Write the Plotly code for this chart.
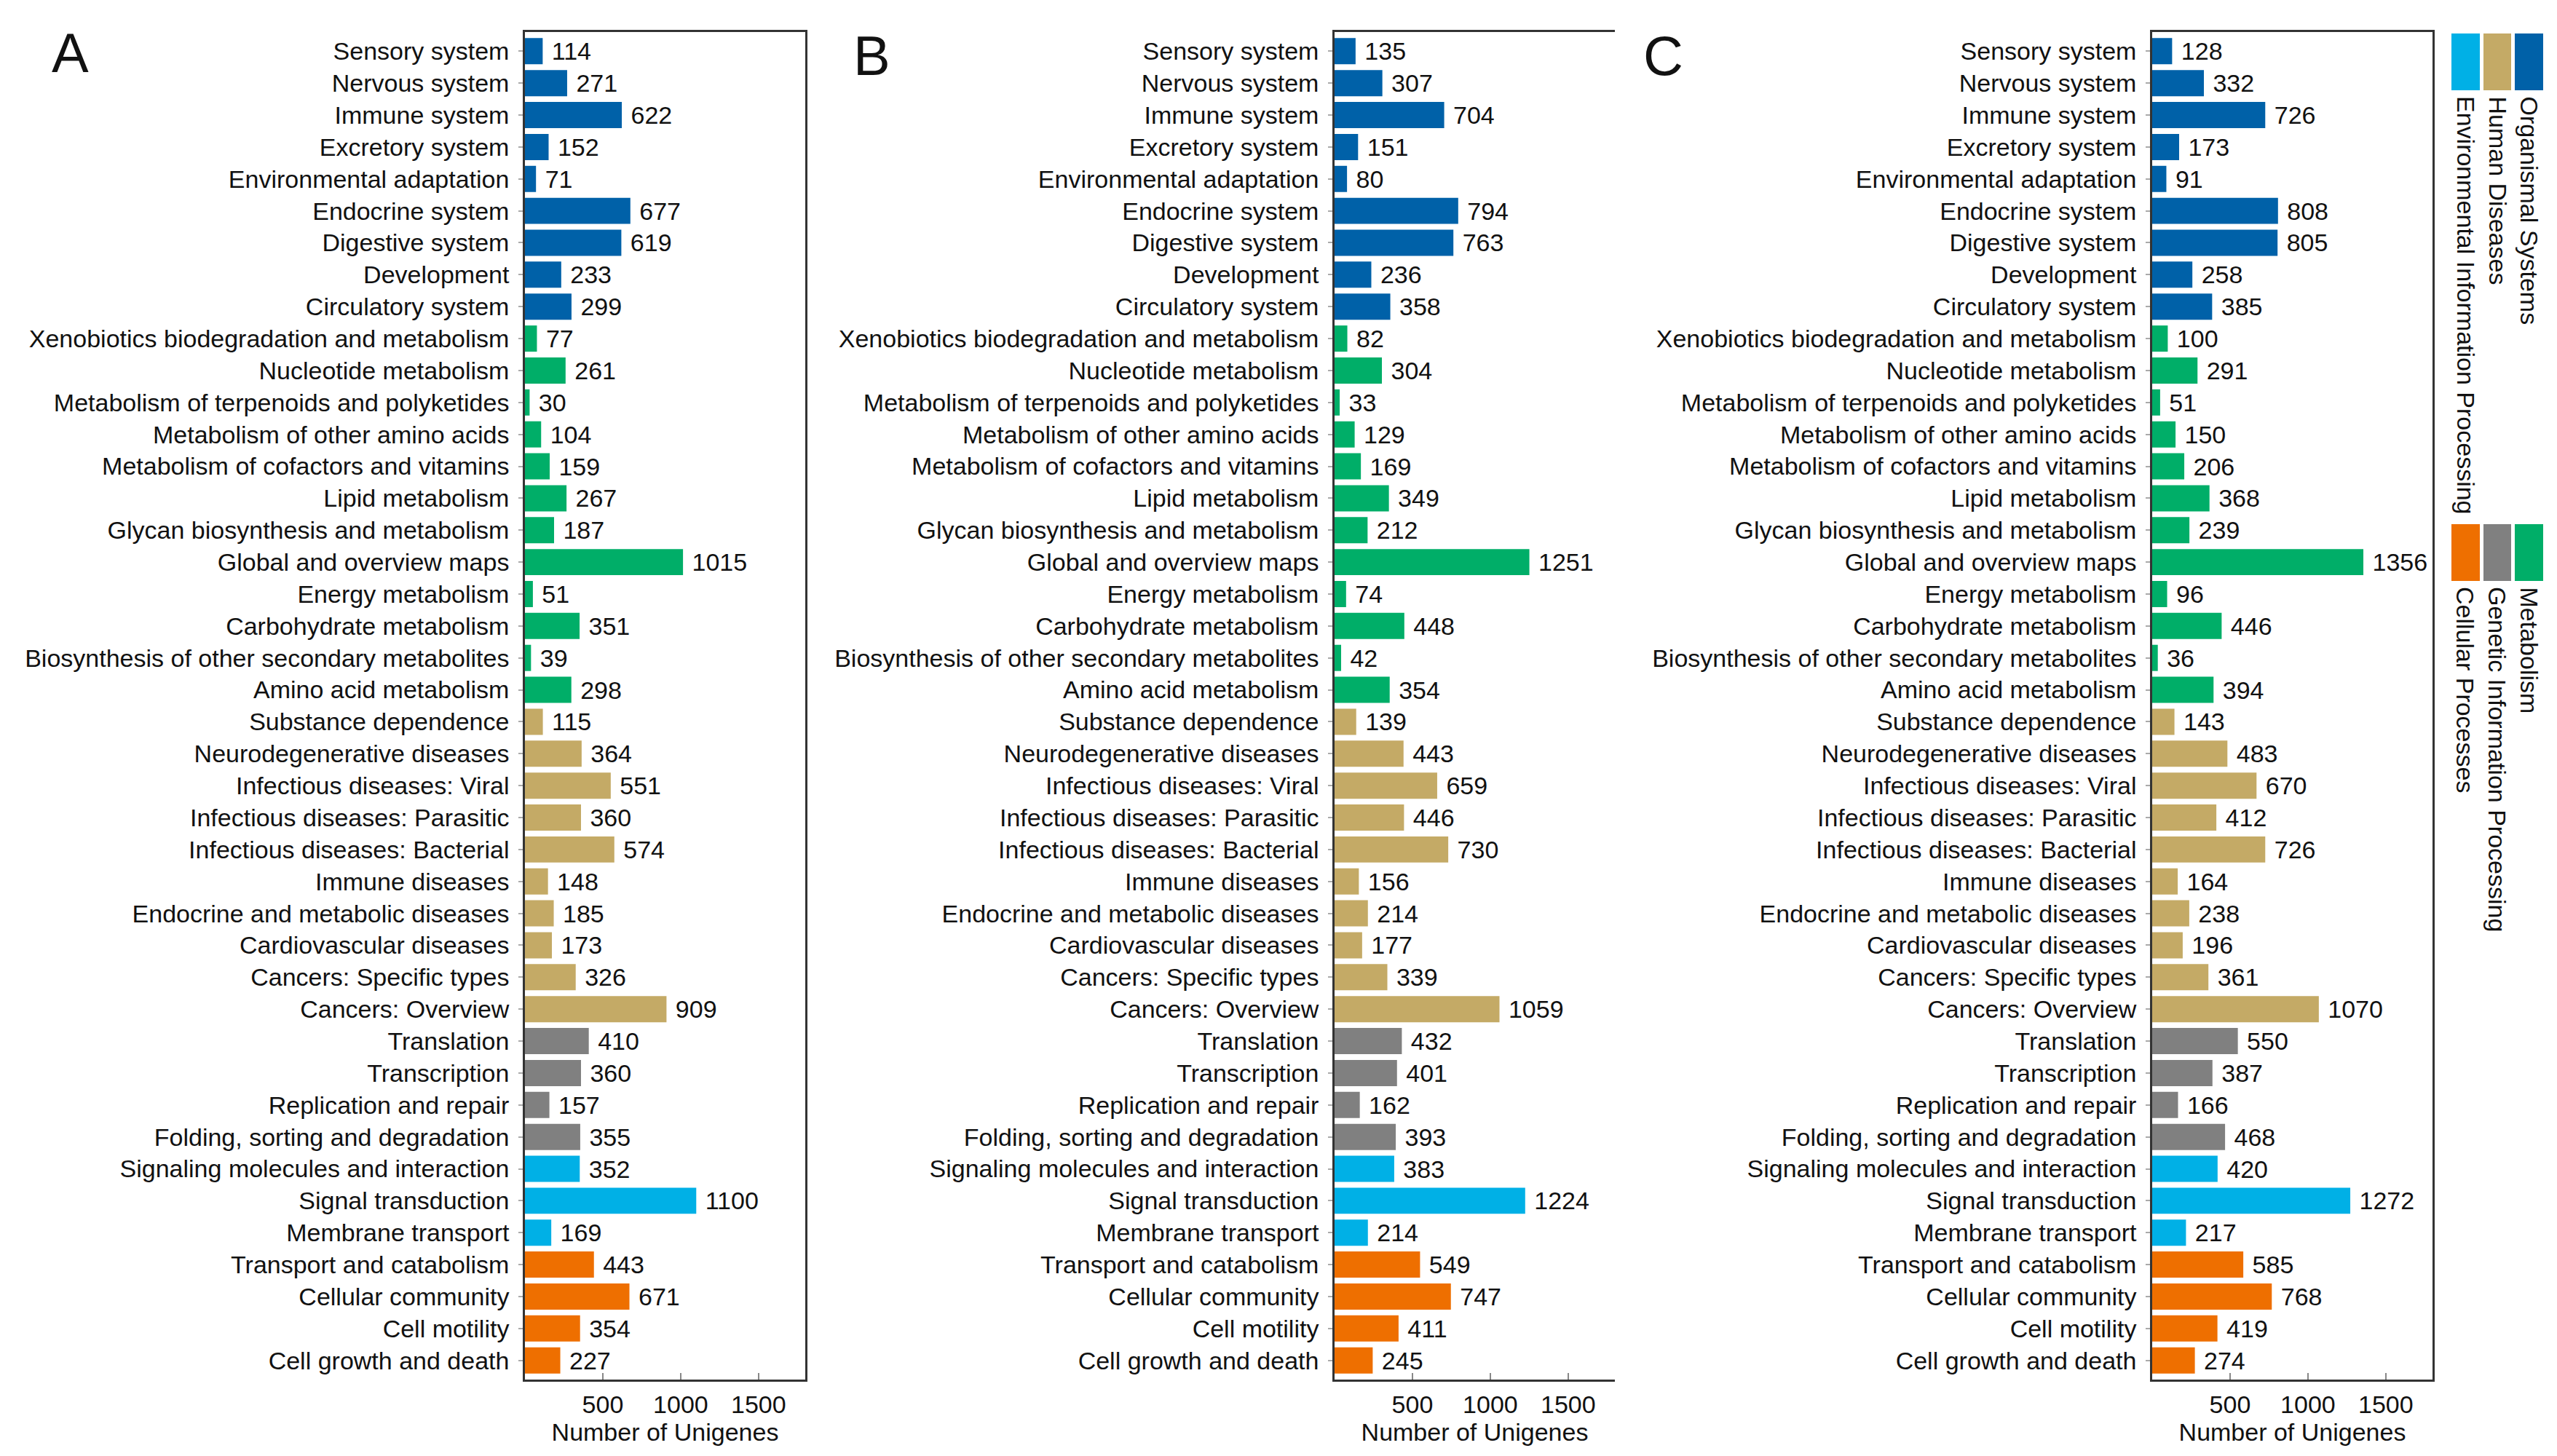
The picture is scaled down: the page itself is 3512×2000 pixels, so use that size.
import plotly.graph_objects as go

W, H = 3512, 2000

categories = [
    "Sensory system", "Nervous system", "Immune system", "Excretory system",
    "Environmental adaptation", "Endocrine system", "Digestive system", "Development",
    "Circulatory system", "Xenobiotics biodegradation and metabolism", "Nucleotide metabolism",
    "Metabolism of terpenoids and polyketides", "Metabolism of other amino acids",
    "Metabolism of cofactors and vitamins", "Lipid metabolism", "Glycan biosynthesis and metabolism",
    "Global and overview maps", "Energy metabolism", "Carbohydrate metabolism",
    "Biosynthesis of other secondary metabolites", "Amino acid metabolism", "Substance dependence",
    "Neurodegenerative diseases", "Infectious diseases: Viral", "Infectious diseases: Parasitic",
    "Infectious diseases: Bacterial", "Immune diseases", "Endocrine and metabolic diseases",
    "Cardiovascular diseases", "Cancers: Specific types", "Cancers: Overview", "Translation",
    "Transcription", "Replication and repair", "Folding, sorting and degradation",
    "Signaling molecules and interaction", "Signal transduction", "Membrane transport",
    "Transport and catabolism", "Cellular community", "Cell motility", "Cell growth and death",
]

groups = (["Organismal Systems"] * 9 + ["Metabolism"] * 12 + ["Human Diseases"] * 10 +
          ["Genetic Information Processing"] * 4 + ["Environmental Information Processing"] * 3 +
          ["Cellular Processes"] * 4)

values_A = [114, 271, 622, 152, 71, 677, 619, 233, 299, 77, 261, 30, 104, 159, 267, 187, 1015, 51,
            351, 39, 298, 115, 364, 551, 360, 574, 148, 185, 173, 326, 909, 410, 360, 157, 355, 352,
            1100, 169, 443, 671, 354, 227]
values_B = [135, 307, 704, 151, 80, 794, 763, 236, 358, 82, 304, 33, 129, 169, 349, 212, 1251, 74,
            448, 42, 354, 139, 443, 659, 446, 730, 156, 214, 177, 339, 1059, 432, 401, 162, 393, 383,
            1224, 214, 549, 747, 411, 245]
values_C = [128, 332, 726, 173, 91, 808, 805, 258, 385, 100, 291, 51, 150, 206, 368, 239, 1356, 96,
            446, 36, 394, 143, 483, 670, 412, 726, 164, 238, 196, 361, 1070, 550, 387, 166, 468, 420,
            1272, 217, 585, 768, 419, 274]

x_ticks = [500, 1000, 1500]
x_title = "Number of Unigenes"
panel_letters = ["A", "B", "C"]

group_colors = {
    "Organismal Systems": "#0061A8",
    "Metabolism": "#00AE68",
    "Human Diseases": "#C4AA66",
    "Genetic Information Processing": "#808080",
    "Environmental Information Processing": "#00B0E6",
    "Cellular Processes": "#EE6F00",
}
legend_row1 = ["Environmental Information Processing", "Human Diseases", "Organismal Systems"]
legend_row2 = ["Cellular Processes", "Genetic Information Processing", "Metabolism"]

FONT = "Liberation Sans, Arial, sans-serif"
FS = 34

# layout geometry (pixels)
panels_px = [(713, 1098), (1825, 2210), (2948, 3333)]
top_px, bot_px = 36, 1887
ydom = [1 - bot_px / H, 1 - top_px / H]
n_cat = len(categories)

fig = go.Figure()
bar_colors = [group_colors[g] for g in groups]
all_vals = [values_A, values_B, values_C]

for i, vals in enumerate(all_vals):
    sfx = "" if i == 0 else str(i + 1)
    fig.add_trace(go.Bar(
        x=vals, y=categories, orientation="h",
        marker=dict(color=bar_colors, line=dict(width=0)),
        text=vals, texttemplate="\u00a0%{x}", textposition="outside",
        textfont=dict(family=FONT, size=FS, color="#111"),
        constraintext="none", cliponaxis=False,
        xaxis="x" + sfx, yaxis="y" + sfx, showlegend=False,
    ))

layout = dict(
    width=W, height=H,
    margin=dict(l=0, r=0, t=0, b=0),
    paper_bgcolor="white", plot_bgcolor="white",
    font=dict(family=FONT, size=FS, color="#111"),
    bargap=0.18,
)

for i, (l, r) in enumerate(panels_px):
    sfx = "" if i == 0 else str(i + 1)
    mirror_y = (i != 1)
    layout["xaxis" + sfx] = dict(
        domain=[l / W, r / W], anchor="y" + sfx, range=[0, 1800],
        tickvals=x_ticks, ticks="inside", ticklen=9, tickwidth=2, tickcolor="#888",
        showline=True, linecolor="#333", linewidth=2.5, mirror=True,
        showgrid=False, zeroline=False,
        tickfont=dict(family=FONT, size=FS, color="#111"),
        ticklabelstandoff=2,
        title=dict(text=x_title, font=dict(family=FONT, size=FS, color="#111"), standoff=6),
        automargin=False,
    )
    layout["yaxis" + sfx] = dict(
        domain=ydom, anchor="x" + sfx, type="category",
        categoryorder="array", categoryarray=categories,
        range=[n_cat - 1 + 0.6, -0.6],
        ticks="outside", ticklen=6, tickwidth=2, tickcolor="#aaa",
        ticklabelstandoff=6,
        showline=True, linecolor="#333", linewidth=2.5, mirror=mirror_y,
        showgrid=False, zeroline=False, dtick=1,
        tickfont=dict(family=FONT, size=FS, color="#111"),
        automargin=False,
    )

fig.update_layout(**layout)

# panel letters
letter_pos = [(88, 64), (1189, 69), (2276, 69)]
for letter, (px, py) in zip(panel_letters, letter_pos):
    fig.add_annotation(text=letter, x=px / W, y=1 - py / H, xref="paper", yref="paper",
                       showarrow=False, xanchor="center", yanchor="middle",
                       font=dict(family=FONT, size=76, color="#111"))

# custom legend
col_x = [(3359, 3398), (3403, 3441), (3446, 3485)]
for row, (y0, y1) in zip([legend_row1, legend_row2], [(38, 116), (712, 790)]):
    for name, (x0, x1) in zip(row, col_x):
        fig.add_shape(type="rect", xref="paper", yref="paper",
                      x0=x0 / W, x1=x1 / W, y0=1 - y1 / H, y1=1 - y0 / H,
                      fillcolor=group_colors[name], line=dict(width=0))
        fig.add_annotation(text=name, x=(x0 + x1) / 2 / W, y=1 - (y1 + 6) / H,
                           xref="paper", yref="paper", showarrow=False, textangle=90,
                           xanchor="center", yanchor="top",
                           font=dict(family=FONT, size=FS, color="#111"))

fig.write_html("out.html")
★ ★ ★
PROBLEM REQUIREMENTS:
Keep the pictures out of the copy and return the rest of the data above exactly.

CORRECT ANSWER:
Write the Plotly code for this chart.
The picture is scaled down: the page itself is 3512×2000 pixels, so use that size.
import plotly.graph_objects as go

W, H = 3512, 2000

categories = [
    "Sensory system", "Nervous system", "Immune system", "Excretory system",
    "Environmental adaptation", "Endocrine system", "Digestive system", "Development",
    "Circulatory system", "Xenobiotics biodegradation and metabolism", "Nucleotide metabolism",
    "Metabolism of terpenoids and polyketides", "Metabolism of other amino acids",
    "Metabolism of cofactors and vitamins", "Lipid metabolism", "Glycan biosynthesis and metabolism",
    "Global and overview maps", "Energy metabolism", "Carbohydrate metabolism",
    "Biosynthesis of other secondary metabolites", "Amino acid metabolism", "Substance dependence",
    "Neurodegenerative diseases", "Infectious diseases: Viral", "Infectious diseases: Parasitic",
    "Infectious diseases: Bacterial", "Immune diseases", "Endocrine and metabolic diseases",
    "Cardiovascular diseases", "Cancers: Specific types", "Cancers: Overview", "Translation",
    "Transcription", "Replication and repair", "Folding, sorting and degradation",
    "Signaling molecules and interaction", "Signal transduction", "Membrane transport",
    "Transport and catabolism", "Cellular community", "Cell motility", "Cell growth and death",
]

groups = (["Organismal Systems"] * 9 + ["Metabolism"] * 12 + ["Human Diseases"] * 10 +
          ["Genetic Information Processing"] * 4 + ["Environmental Information Processing"] * 3 +
          ["Cellular Processes"] * 4)

values_A = [114, 271, 622, 152, 71, 677, 619, 233, 299, 77, 261, 30, 104, 159, 267, 187, 1015, 51,
            351, 39, 298, 115, 364, 551, 360, 574, 148, 185, 173, 326, 909, 410, 360, 157, 355, 352,
            1100, 169, 443, 671, 354, 227]
values_B = [135, 307, 704, 151, 80, 794, 763, 236, 358, 82, 304, 33, 129, 169, 349, 212, 1251, 74,
            448, 42, 354, 139, 443, 659, 446, 730, 156, 214, 177, 339, 1059, 432, 401, 162, 393, 383,
            1224, 214, 549, 747, 411, 245]
values_C = [128, 332, 726, 173, 91, 808, 805, 258, 385, 100, 291, 51, 150, 206, 368, 239, 1356, 96,
            446, 36, 394, 143, 483, 670, 412, 726, 164, 238, 196, 361, 1070, 550, 387, 166, 468, 420,
            1272, 217, 585, 768, 419, 274]

x_ticks = [500, 1000, 1500]
x_title = "Number of Unigenes"
panel_letters = ["A", "B", "C"]

group_colors = {
    "Organismal Systems": "#0061A8",
    "Metabolism": "#00AE68",
    "Human Diseases": "#C4AA66",
    "Genetic Information Processing": "#808080",
    "Environmental Information Processing": "#00B0E6",
    "Cellular Processes": "#EE6F00",
}
legend_row1 = ["Environmental Information Processing", "Human Diseases", "Organismal Systems"]
legend_row2 = ["Cellular Processes", "Genetic Information Processing", "Metabolism"]

FONT = "Liberation Sans, Arial, sans-serif"
FS = 34

# layout geometry (pixels)
panels_px = [(713, 1098), (1825, 2210), (2948, 3333)]
top_px, bot_px = 36, 1887
ydom = [1 - bot_px / H, 1 - top_px / H]
n_cat = len(categories)

fig = go.Figure()
bar_colors = [group_colors[g] for g in groups]
all_vals = [values_A, values_B, values_C]

for i, vals in enumerate(all_vals):
    sfx = "" if i == 0 else str(i + 1)
    fig.add_trace(go.Bar(
        x=vals, y=categories, orientation="h",
        marker=dict(color=bar_colors, line=dict(width=0)),
        text=vals, texttemplate="\u00a0%{x}", textposition="outside",
        textfont=dict(family=FONT, size=FS, color="#111"),
        constraintext="none", cliponaxis=False,
        xaxis="x" + sfx, yaxis="y" + sfx, showlegend=False,
    ))

layout = dict(
    width=W, height=H,
    margin=dict(l=0, r=0, t=0, b=0),
    paper_bgcolor="white", plot_bgcolor="white",
    font=dict(family=FONT, size=FS, color="#111"),
    bargap=0.18,
)

for i, (l, r) in enumerate(panels_px):
    sfx = "" if i == 0 else str(i + 1)
    mirror_y = (i != 1)
    layout["xaxis" + sfx] = dict(
        domain=[l / W, r / W], anchor="y" + sfx, range=[0, 1800],
        tickvals=x_ticks, ticks="inside", ticklen=9, tickwidth=2, tickcolor="#888",
        showline=True, linecolor="#333", linewidth=2.5, mirror=True,
        showgrid=False, zeroline=False,
        tickfont=dict(family=FONT, size=FS, color="#111"),
        ticklabelstandoff=2,
        title=dict(text=x_title, font=dict(family=FONT, size=FS, color="#111"), standoff=6),
        automargin=False,
    )
    layout["yaxis" + sfx] = dict(
        domain=ydom, anchor="x" + sfx, type="category",
        categoryorder="array", categoryarray=categories,
        range=[n_cat - 1 + 0.6, -0.6],
        ticks="outside", ticklen=6, tickwidth=2, tickcolor="#aaa",
        ticklabelstandoff=6,
        showline=True, linecolor="#333", linewidth=2.5, mirror=mirror_y,
        showgrid=False, zeroline=False, dtick=1,
        tickfont=dict(family=FONT, size=FS, color="#111"),
        automargin=False,
    )

fig.update_layout(**layout)

# panel letters
letter_pos = [(88, 64), (1189, 69), (2276, 69)]
for letter, (px, py) in zip(panel_letters, letter_pos):
    fig.add_annotation(text=letter, x=px / W, y=1 - py / H, xref="paper", yref="paper",
                       showarrow=False, xanchor="center", yanchor="middle",
                       font=dict(family=FONT, size=76, color="#111"))

# custom legend
col_x = [(3359, 3398), (3403, 3441), (3446, 3485)]
for row, (y0, y1) in zip([legend_row1, legend_row2], [(38, 116), (712, 790)]):
    for name, (x0, x1) in zip(row, col_x):
        fig.add_shape(type="rect", xref="paper", yref="paper",
                      x0=x0 / W, x1=x1 / W, y0=1 - y1 / H, y1=1 - y0 / H,
                      fillcolor=group_colors[name], line=dict(width=0))
        fig.add_annotation(text=name, x=(x0 + x1) / 2 / W, y=1 - (y1 + 6) / H,
                           xref="paper", yref="paper", showarrow=False, textangle=90,
                           xanchor="center", yanchor="top",
                           font=dict(family=FONT, size=FS, color="#111"))

fig.write_html("out.html")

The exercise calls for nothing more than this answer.